Tidak adanya itikad baik seseorang untuk membayar pajak banyak dinilai karena budaya sadar pajak masih belum “akrab” di tengah masyarakat. Membayar pajak masih dianggap sebagai kewajiban semata antara rakyat kepada negaranya atau hanya sebatas pengaman bagi penerimaan negara karena pajak adalah bagian dari sistem ekonomi negara.
Beda dengan pandangan orang-orang barat yang menganggap pajak sebagai suatu keharusan yang menyatu dengan budaya bangsa mereka.
Dengan adanya paham budaya seperti ini, para Wajib Pajak kemudian menyadari bahwa pajak adalah suatu kebutuhan. Jika tidak bayar pajak, akan terasa ada yang kurang, tidak lengkap, dan sebagainya.
Budaya Membayar Pajak
Budaya membayar pajak, menurut salah seorang Pengamat Pajak, Wiyoso Hadi, dapat mencontoh Kaum Muslim saat membayar zakat.
“Jika pajak sebagaimana dilakukan dalam pengumpulan pajak di Indonesia saat ini bisa dibuat sebagai budaya atau bagian dari gaya hidup masyarakat, maka ungkapan Schumpeter bahwa budaya pajak adalah budaya ekspresi dari spiritualitas manusia dan kreativitas dapat diwujudkan di Indonesia.”
Ahli Filsafat Islam, Haidar Bagir, bahkan mengusulkan agar Ditjen Pajak dapat memberikan penjelasan tentang fungsi sakral pajak.
Dengan demikian, pajak nantinya tidak dipandang sebagai kegiatan sekuler biasa tetapi kegiatan yang mampu membangkitkan nilai-nilai keagamaan sebagai bentuk cinta kepada negara.
Sementara dalam pandangan Romo Franz Magnis-Suseno, penarikan pajak harus dapat dirasakan adil oleh pembayarnya atau wajib pajak.

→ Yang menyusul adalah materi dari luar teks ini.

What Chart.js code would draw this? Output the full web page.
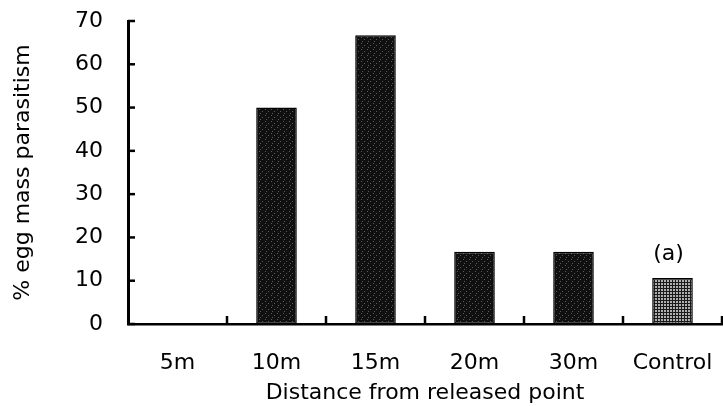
<!DOCTYPE html>
<html>
<head>
<meta charset="utf-8">
<script src="https://cdn.jsdelivr.net/npm/chart.js@4.4.1/dist/chart.umd.min.js"></script>
<style>
  html, body { margin: 0; padding: 0; background: #fff; }
  #wrap { width: 723px; height: 406px; position: relative; }
</style>
</head>
<body>
<div id="wrap"><canvas id="grafico"></canvas></div>
<script>
// Parasitismo por distância do ponto de liberação
const categorias = ['5m', '10m', '15m', '20m', '30m', 'Control'];
const parasitismo = [0, 50, 66.7, 16.7, 16.7, 10.6];
const notas = ['', '', '', '', '', '(a)'];
const yTicks = [0, 10, 20, 30, 40, 50, 60, 70];

const FONTE = '"DejaVu Sans", "Liberation Sans", sans-serif';

// textura pontilhada das barras escuras
function padraoEscuro() {
    const c = document.createElement('canvas');
    c.width = 6; c.height = 6;
    const g = c.getContext('2d');
    g.fillStyle = '#101010';
    g.fillRect(0, 0, 6, 6);
    g.fillStyle = '#5a5a5a';
    g.fillRect(1, 1, 1, 1);
    g.fillRect(4, 3, 1, 1);
    g.fillRect(2, 5, 1, 1);
    return g.createPattern(c, 'repeat');
}

// textura quadriculada do controle
function padraoGrade() {
    const c = document.createElement('canvas');
    c.width = 3; c.height = 3;
    const g = c.getContext('2d');
    g.fillStyle = '#b0b0b0';
    g.fillRect(0, 0, 3, 3);
    g.fillStyle = '#1a1a1a';
    g.fillRect(0, 0, 1, 3);
    g.fillRect(0, 0, 3, 1);
    return g.createPattern(c, 'repeat');
}

const escuro = padraoEscuro();
const grade = padraoGrade();

// marcas dos eixos voltadas para dentro + nota "(a)"
const marcasInternas = {
    id: 'marcasInternas',
    afterDatasetsDraw(chart) {
        const ctx = chart.ctx;
        const x = chart.scales.x;
        const y = chart.scales.y;
        ctx.save();
        ctx.strokeStyle = '#000';
        ctx.lineWidth = 2.5;
        // eixo y
        yTicks.forEach(v => {
            const py = y.getPixelForValue(v);
            ctx.beginPath();
            ctx.moveTo(x.left, py);
            ctx.lineTo(x.left + 7, py);
            ctx.stroke();
        });
        // eixo x: divisões entre categorias
        const passo = x.getPixelForValue(1) - x.getPixelForValue(0);
        for (let i = 0; i < categorias.length; i++) {
            const px = x.getPixelForValue(i) + passo / 2;
            ctx.beginPath();
            ctx.moveTo(px, y.bottom);
            ctx.lineTo(px, y.bottom - 8);
            ctx.stroke();
        }
        // notas sobre as barras
        const meta = chart.getDatasetMeta(0);
        ctx.fillStyle = '#000';
        ctx.font = '22px ' + FONTE;
        ctx.textAlign = 'center';
        ctx.textBaseline = 'bottom';
        notas.forEach((n, i) => {
            if (!n) return;
            const bar = meta.data[i];
            ctx.fillText(n, bar.x - 4, bar.y - 13);
        });
        ctx.restore();
    }
};

new Chart(document.getElementById('grafico').getContext('2d'), {
    type: 'bar',
    data: {
        labels: categorias,
        datasets: [{
            data: parasitismo,
            backgroundColor: categorias.map(c => c === 'Control' ? grade : escuro),
            borderColor: '#000',
            borderWidth: 1.5,
            borderSkipped: false,
            barPercentage: 0.41,
            categoryPercentage: 1
        }]
    },
    options: {
        responsive: true,
        maintainAspectRatio: false,
        animation: false,
        devicePixelRatio: 1,
        layout: { padding: { top: 21, right: 1, left: 0, bottom: 0 } },
        plugins: {
            legend: { display: false },
            tooltip: { enabled: false }
        },
        scales: {
            x: {
                grid: { display: false, drawTicks: false },
                border: { display: true, color: '#000', width: 2.5 },
                ticks: {
                    color: '#000',
                    padding: 26,
                    font: { family: FONTE, size: 22 }
                },
                title: {
                    display: true,
                    text: 'Distance from released point',
                    color: '#000',
                    font: { family: FONTE, size: 22 },
                    padding: { top: 4, bottom: 0 }
                },
                afterFit: s => {
                    s.height = 82;
                    s.paddingLeft = 0;
                    s.paddingRight = 0;
                }
            },
            y: {
                min: 0,
                max: 70,
                grid: { display: false, drawTicks: false },
                border: { display: true, color: '#000', width: 3 },
                ticks: {
                    stepSize: 10,
                    color: '#000',
                    padding: 25,
                    font: { family: FONTE, size: 22 }
                },
                title: {
                    display: true,
                    text: '% egg mass parasitism',
                    color: '#000',
                    font: { family: FONTE, size: 22 },
                    padding: { top: 10, bottom: 0 }
                },
                afterFit: s => {
                    s.width = 128;
                    s.paddingTop = 0;
                    s.paddingBottom = 0;
                }
            }
        }
    },
    plugins: [marcasInternas]
});
</script>
</body>
</html>
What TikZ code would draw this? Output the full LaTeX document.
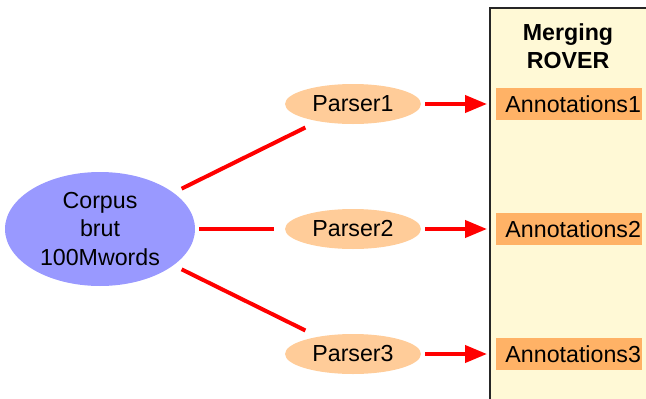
\documentclass[tikz,border=0pt]{standalone}
\usepackage{fontspec}
\setmainfont{Liberation Sans}
\usetikzlibrary{arrows.meta,shapes.geometric}
\definecolor{corpusblue}{HTML}{9999FF}
\definecolor{parserorange}{HTML}{FFCC99}
\definecolor{annotorange}{HTML}{FFB266}
\definecolor{mergeyellow}{HTML}{FFF9D6}
\tikzset{
  txt/.style={font=\fontsize{23.2}{28.5}\selectfont},
  corpusnode/.style={ellipse, fill=corpusblue, minimum width=190pt, minimum height=114pt, inner sep=0pt, align=center, txt},
  parsernode/.style={ellipse, fill=parserorange, minimum width=136pt, minimum height=40pt, inner sep=0pt, txt},
  annotnode/.style={rectangle, fill=annotorange, minimum height=32pt, minimum width=146pt,
    inner xsep=0pt, inner ysep=0pt, anchor=west, txt, execute at begin node={\hspace*{8pt}}},
  link/.style={red, line width=4pt},
  feed/.style={red, line width=4pt, -{Triangle[length=22pt,width=17pt]}},
}
\begin{document}
\begin{tikzpicture}[x=1pt,y=-1pt]
  \useasboundingbox (0,0) rectangle (646,399);
  % merging panel
  \begin{scope}
    \clip (0,0) rectangle (646,399);
    \draw[fill=mergeyellow, line width=2pt, draw=black!85] (490,8) rectangle (660,410);
  \end{scope}
  \node[txt, font=\fontsize{23.2}{28}\selectfont\bfseries, align=center] (merge) at (568,46) {Merging\\ROVER};

  % corpus and parsers
  \node[corpusnode] (corpus) at (100,229) {Corpus\\brut\\100Mwords};
  \node[parsernode] (p1) at (353,104) {Parser1};
  \node[parsernode] (p2) at (353,229) {Parser2};
  \node[parsernode] (p3) at (353,354) {Parser3};

  % annotations
  \node[annotnode] (a1) at (496,104) {Annotations1};
  \node[annotnode] (a2) at (496,229) {Annotations2};
  \node[annotnode] (a3) at (496,354) {Annotations3};

  % corpus feeds each parser
  \draw[link, shorten <=9pt, shorten >=14pt] (corpus) -- (p1);
  \draw[link, shorten <=4pt, shorten >=11pt] (corpus) -- (p2);
  \draw[link, shorten <=9pt, shorten >=14pt] (corpus) -- (p3);

  % parser outputs
  \draw[feed, shorten <=4pt, shorten >=9pt] (p1) -- (a1);
  \draw[feed, shorten <=4pt, shorten >=9pt] (p2) -- (a2);
  \draw[feed, shorten <=4pt, shorten >=9pt] (p3) -- (a3);
\end{tikzpicture}
\end{document}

Maka, sangat disarankan untuk tidak adanya korupsi karena mulai dari pengumpulan, pendistribusian, hingga penggunaannya masyarakat tahu dengan pasti.
Jika kedua syarat ini dipenuhi maka pemerintah akan mudah membudayakan kegiatan membayar pajak kepada masyarakat luas, dan bukan sekadar mensosialisasikan kegiatan membayar pajak sebagai suatu kewajiban kepada negara saja.
Upaya Ditjen Pajak
Pajak yang belum membudaya ditunjukkan dengan target penerimaan pajak oleh pemerintah yang sering meleset. Ditjen Pajak mencatat, hanya 20 persen saja masyarakat Indonesia yang dengan sukarela mau bayar pajak, sedangkan 80 persen sisanya banyak diupayakan dengan cara ‘jemput bola’ dari otoritas pajak kepada masyarakat.
Cara yang ditempuh biasanya dengan menelepon langsung para wajib pajak. Namun, upaya ‘jemput bola’ masih terkendala dengan biaya operasional yang nyatanya tidak sebanding dengan jumlah pajak yang seharusnya diterima oleh pemerintah.
Pemerintah juga kini tengah gencar memperbaiki layanan pajak dengan sistem online untuk memudahkan masyarakat membayar pajak
Sejauh ini, Ditjen Pajak juga terkendala dengan jumlah personil yang masih belum mengimbangi jumlah penduduk Indonesia.
Jika dibandingkan, Jepang yang memiliki penduduk 120.000 jiwa memiliki petugas pajak sebanyak 60.000. Sedangkan Indonesia yang penduduknya 240.000 hanya memiliki 30.000 petugas pajak.
Oleh karena itu, jika Indonesia mau mengikuti jejak Jepang, Indonesia harus menambah 90.000 petugas pajak. Namun kemudian, sudah sejak dini Indonesia juga kekurangan petugas pajak karena jumlah lulusan akuntansi setiap tahun hanya sekitar 7.000 orang.
Selain masalah pegawai, beberapa regulasi yang ada saat ini juga perlu diperbaiki, sehingga pergerakan aparat pajak dalam melakukan kegiatannya dapat lebih fleksibel.